start DATA SECTION

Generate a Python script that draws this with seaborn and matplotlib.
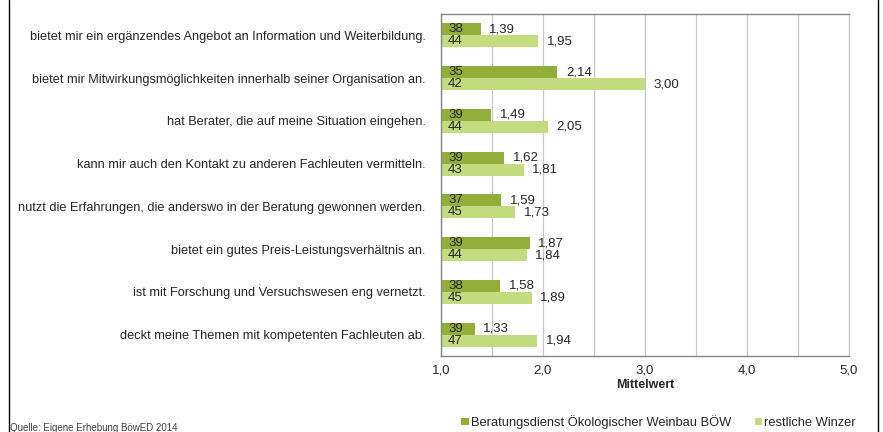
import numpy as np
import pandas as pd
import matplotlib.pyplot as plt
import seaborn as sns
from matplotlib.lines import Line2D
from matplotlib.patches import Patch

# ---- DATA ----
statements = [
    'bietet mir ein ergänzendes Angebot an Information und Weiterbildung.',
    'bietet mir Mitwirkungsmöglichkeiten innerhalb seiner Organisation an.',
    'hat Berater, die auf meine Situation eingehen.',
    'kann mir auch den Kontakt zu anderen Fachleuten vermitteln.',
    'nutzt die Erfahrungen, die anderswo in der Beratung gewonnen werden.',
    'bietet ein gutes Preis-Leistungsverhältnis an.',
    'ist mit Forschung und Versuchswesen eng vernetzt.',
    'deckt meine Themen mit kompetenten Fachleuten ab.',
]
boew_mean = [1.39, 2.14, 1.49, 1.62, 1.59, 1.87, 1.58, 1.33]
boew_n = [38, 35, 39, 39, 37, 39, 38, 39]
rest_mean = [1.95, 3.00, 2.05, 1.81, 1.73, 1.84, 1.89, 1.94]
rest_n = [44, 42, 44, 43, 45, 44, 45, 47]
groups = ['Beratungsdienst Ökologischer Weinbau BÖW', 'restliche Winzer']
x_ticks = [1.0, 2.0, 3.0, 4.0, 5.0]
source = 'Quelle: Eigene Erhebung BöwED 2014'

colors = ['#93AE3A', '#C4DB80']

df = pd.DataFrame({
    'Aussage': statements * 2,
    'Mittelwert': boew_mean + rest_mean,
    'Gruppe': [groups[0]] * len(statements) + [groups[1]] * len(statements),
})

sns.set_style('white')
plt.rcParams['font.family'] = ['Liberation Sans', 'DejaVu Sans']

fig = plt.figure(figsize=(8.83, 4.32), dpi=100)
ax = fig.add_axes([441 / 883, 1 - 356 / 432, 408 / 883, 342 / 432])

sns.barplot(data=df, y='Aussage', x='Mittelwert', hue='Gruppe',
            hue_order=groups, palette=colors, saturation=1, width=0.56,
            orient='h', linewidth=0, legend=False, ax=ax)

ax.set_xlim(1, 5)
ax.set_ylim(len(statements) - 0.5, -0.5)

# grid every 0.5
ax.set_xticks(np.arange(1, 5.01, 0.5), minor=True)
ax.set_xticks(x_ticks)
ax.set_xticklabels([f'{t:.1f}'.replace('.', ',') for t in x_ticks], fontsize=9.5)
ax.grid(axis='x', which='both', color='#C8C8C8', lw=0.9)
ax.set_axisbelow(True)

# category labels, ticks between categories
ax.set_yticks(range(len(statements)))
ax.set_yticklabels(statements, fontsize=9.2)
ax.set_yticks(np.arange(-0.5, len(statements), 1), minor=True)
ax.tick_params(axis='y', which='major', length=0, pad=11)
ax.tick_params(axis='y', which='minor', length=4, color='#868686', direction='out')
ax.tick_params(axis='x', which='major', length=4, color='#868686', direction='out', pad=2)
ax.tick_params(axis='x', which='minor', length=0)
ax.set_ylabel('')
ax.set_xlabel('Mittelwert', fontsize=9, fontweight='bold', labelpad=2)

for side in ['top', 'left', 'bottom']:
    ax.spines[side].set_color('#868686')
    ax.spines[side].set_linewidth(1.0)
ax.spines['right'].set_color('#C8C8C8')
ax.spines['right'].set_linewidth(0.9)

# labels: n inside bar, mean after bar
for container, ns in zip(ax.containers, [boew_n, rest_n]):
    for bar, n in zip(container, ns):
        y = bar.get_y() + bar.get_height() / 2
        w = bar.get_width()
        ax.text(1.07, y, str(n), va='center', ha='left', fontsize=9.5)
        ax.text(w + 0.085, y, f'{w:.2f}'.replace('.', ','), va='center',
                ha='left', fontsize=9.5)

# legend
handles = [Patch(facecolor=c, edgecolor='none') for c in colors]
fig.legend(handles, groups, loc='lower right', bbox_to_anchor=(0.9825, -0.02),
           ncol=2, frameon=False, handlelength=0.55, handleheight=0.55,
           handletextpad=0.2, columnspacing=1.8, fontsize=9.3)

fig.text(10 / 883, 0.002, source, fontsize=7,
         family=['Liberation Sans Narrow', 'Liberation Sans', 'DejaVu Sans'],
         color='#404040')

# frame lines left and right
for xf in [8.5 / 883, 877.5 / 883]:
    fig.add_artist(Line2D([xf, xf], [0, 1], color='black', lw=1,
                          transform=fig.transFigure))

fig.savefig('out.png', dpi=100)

end DATA SECTION

TASK INSTRUCTIONS
Emit the lines of the material exactly, from its first line to the line containing "colors = ['#93AE3A', '#C4DB80']", inclusive; leave every picture out.

FULL RESPONSE
Generate a Python script that draws this with seaborn and matplotlib.
import numpy as np
import pandas as pd
import matplotlib.pyplot as plt
import seaborn as sns
from matplotlib.lines import Line2D
from matplotlib.patches import Patch

# ---- DATA ----
statements = [
    'bietet mir ein ergänzendes Angebot an Information und Weiterbildung.',
    'bietet mir Mitwirkungsmöglichkeiten innerhalb seiner Organisation an.',
    'hat Berater, die auf meine Situation eingehen.',
    'kann mir auch den Kontakt zu anderen Fachleuten vermitteln.',
    'nutzt die Erfahrungen, die anderswo in der Beratung gewonnen werden.',
    'bietet ein gutes Preis-Leistungsverhältnis an.',
    'ist mit Forschung und Versuchswesen eng vernetzt.',
    'deckt meine Themen mit kompetenten Fachleuten ab.',
]
boew_mean = [1.39, 2.14, 1.49, 1.62, 1.59, 1.87, 1.58, 1.33]
boew_n = [38, 35, 39, 39, 37, 39, 38, 39]
rest_mean = [1.95, 3.00, 2.05, 1.81, 1.73, 1.84, 1.89, 1.94]
rest_n = [44, 42, 44, 43, 45, 44, 45, 47]
groups = ['Beratungsdienst Ökologischer Weinbau BÖW', 'restliche Winzer']
x_ticks = [1.0, 2.0, 3.0, 4.0, 5.0]
source = 'Quelle: Eigene Erhebung BöwED 2014'

colors = ['#93AE3A', '#C4DB80']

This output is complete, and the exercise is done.